Toujours terriblement insensible au visionnage d’Under the Skin, et en position de rejet de la proposition et du style cinématographique du monsieur, c’est pourquoi la sortie du nouveau film de Jonathan Glazer ne présente pas un grand intérêt à mes yeux.
La Zone d’intérêt prend le parti pris de parler de la Shoah sans la montrer frontalement, et constamment dans la suggestion. On ne voit les horreurs du camp qu’à travers les crachats rouges et cendrés des cheminées, la démonstration par certains personnages d’une odeur pestilentielle, et l’audible machinerie de l’ensemble. Ce postulat est édifiant et marche à la perfection pendant les 20 premières minutes du film.
Les problèmes professionnels du patriarche et les préoccupations florales de la mère au foyer paraissent évidemment futiles à côté de l’horreur perpétrée de l’autre côté du mur. Jouer sur le décalage entre le havre idyllique du foyer allemand, et l’inhumanité proférée dans l’enceinte du camp, c’est un procédé fonctionnel mais très éphémère.
Passé ce postulat de base, le film est d'un ennui profond, et d'un désintérêt scénaristique progressif. Sans compter que l'aspect quasi-documentaire, que dis-je, chirurgicale de la mise en scène révèle la pauvreté cinématographique abyssale de l’œuvre. Les rares procédés de mise en scène utilisés (comme les séquences filmées en négatif, les maigres travellings latéraux, ou le flashforward final) sont assez éculés et impertinents.
Un film doit montrer au lieu de dire, sauf qu'ici, il ne montre rien, et ne dit pas grand-chose. C'est son parti pris, je l'ai bien compris. Mais ce n'est pas ce que j'attends d'un film, qui plus est, de ceux qui adoptent ces sujets.
Parfaitement conscient de la volonté du cinéaste d'interroger sur la banalisation de l'horreur qu'était la Shoah, je trouve encore une fois le procédé bancal. Évidemment, le réalisateur tente de faire ressentir au spectateur la même “habitude” à l’horreur que celle qu'ont les nazis du film. Seulement, le film dissimule constamment toute expression concrète du génocide à l’image, pour asséner la morale au spectateur, à la fin du film, de faire attention à ne pas s’habituer (comme la famille allemande) à banaliser l’horreur qui se déroule sous leur nez. C’est étonnamment paradoxal, mais c’est pourtant le sens des scènes dans le présent.

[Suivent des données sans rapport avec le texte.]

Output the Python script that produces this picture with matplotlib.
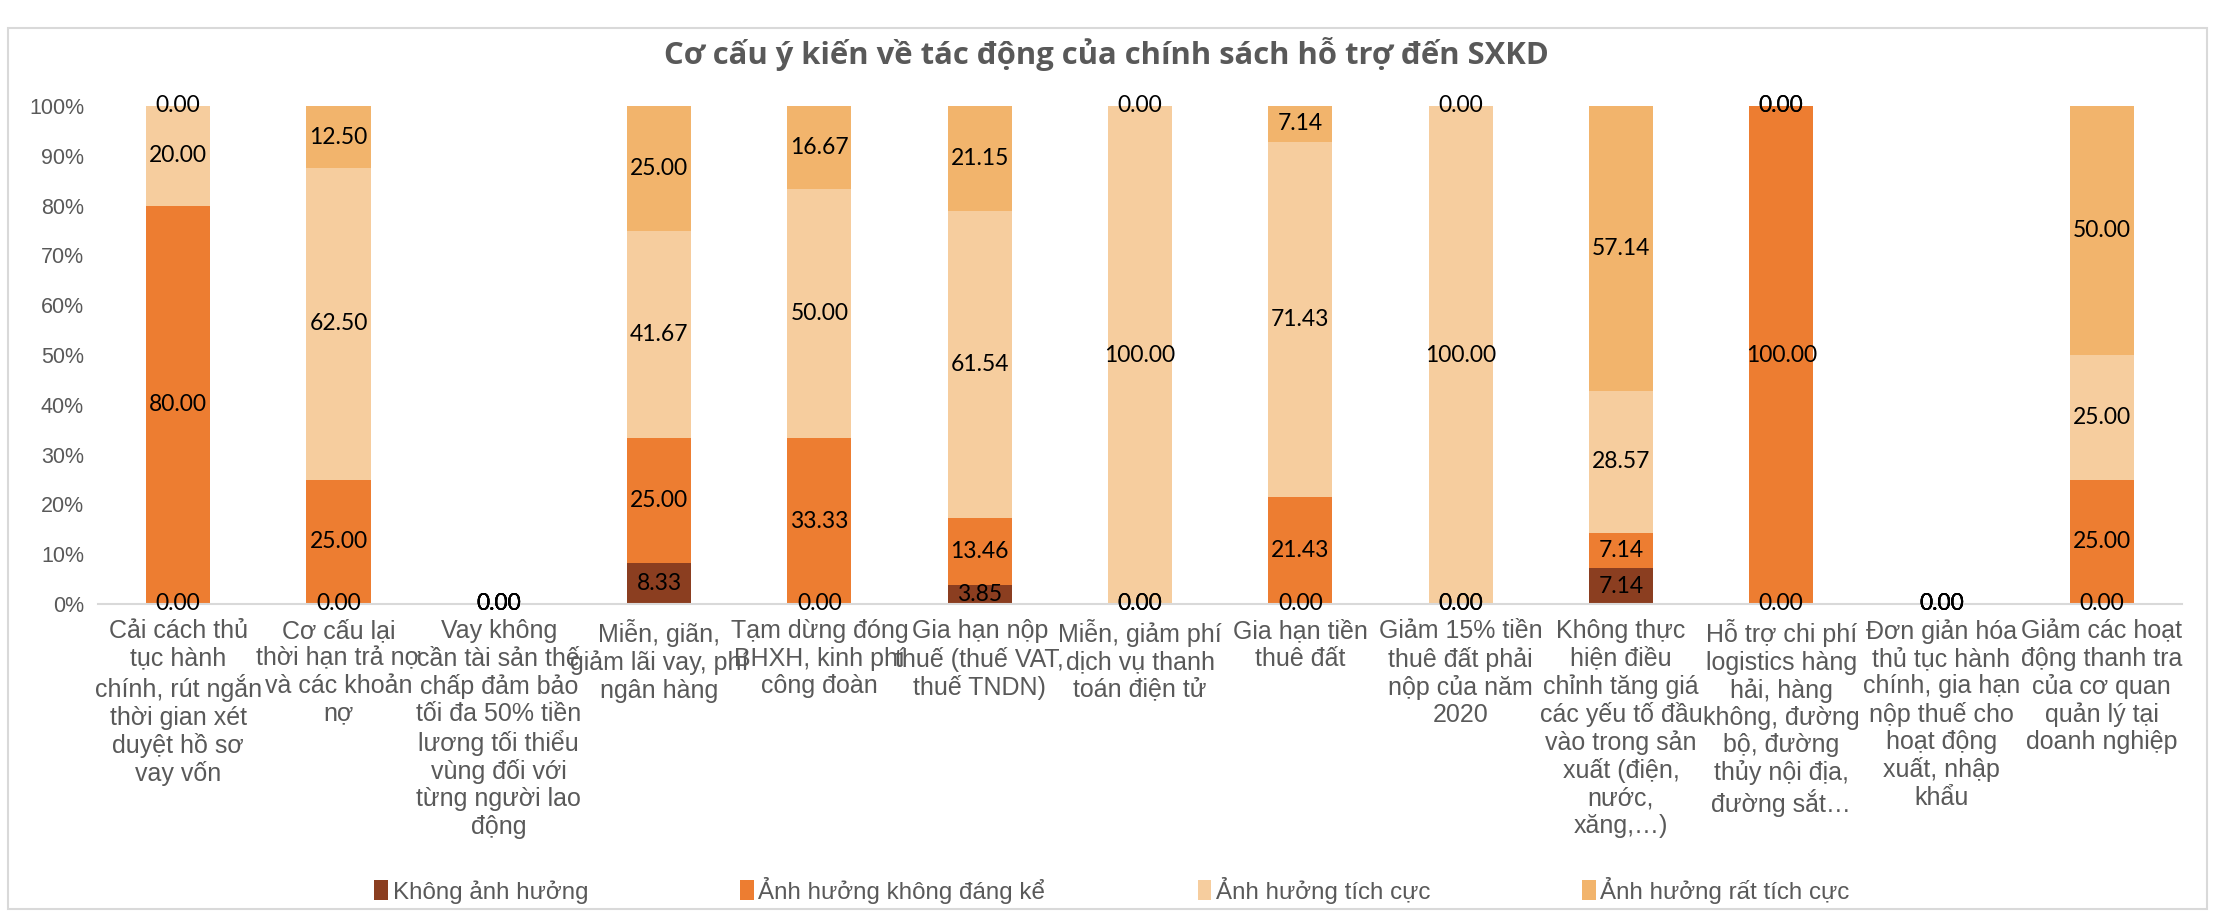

Des agents d’entretien effectuent leurs tâches dans ce qu’est devenu le camp d’Auschwitz avec la même habitude et déconnexion qu’avaient les habitants de la zone d’intérêt. Le film nous dit de faire attention à ce que cette horreur ne devienne pas banale, sauf qu’il s’évertue à la banaliser constamment. Il ne se donne pas les moyens pour appuyer la pertinence de ce qu’il veut dire au spectateur. C’est le serpent qui se mord la queue.
Il n’y a rien de fondamentalement mauvais dans ce film, mais la fébrilité du procédé, et l’incohérence du propos me posent problème. Dans l’incompréhension du déluge de louanges lui étant adressée, le film me laisse sur le côté.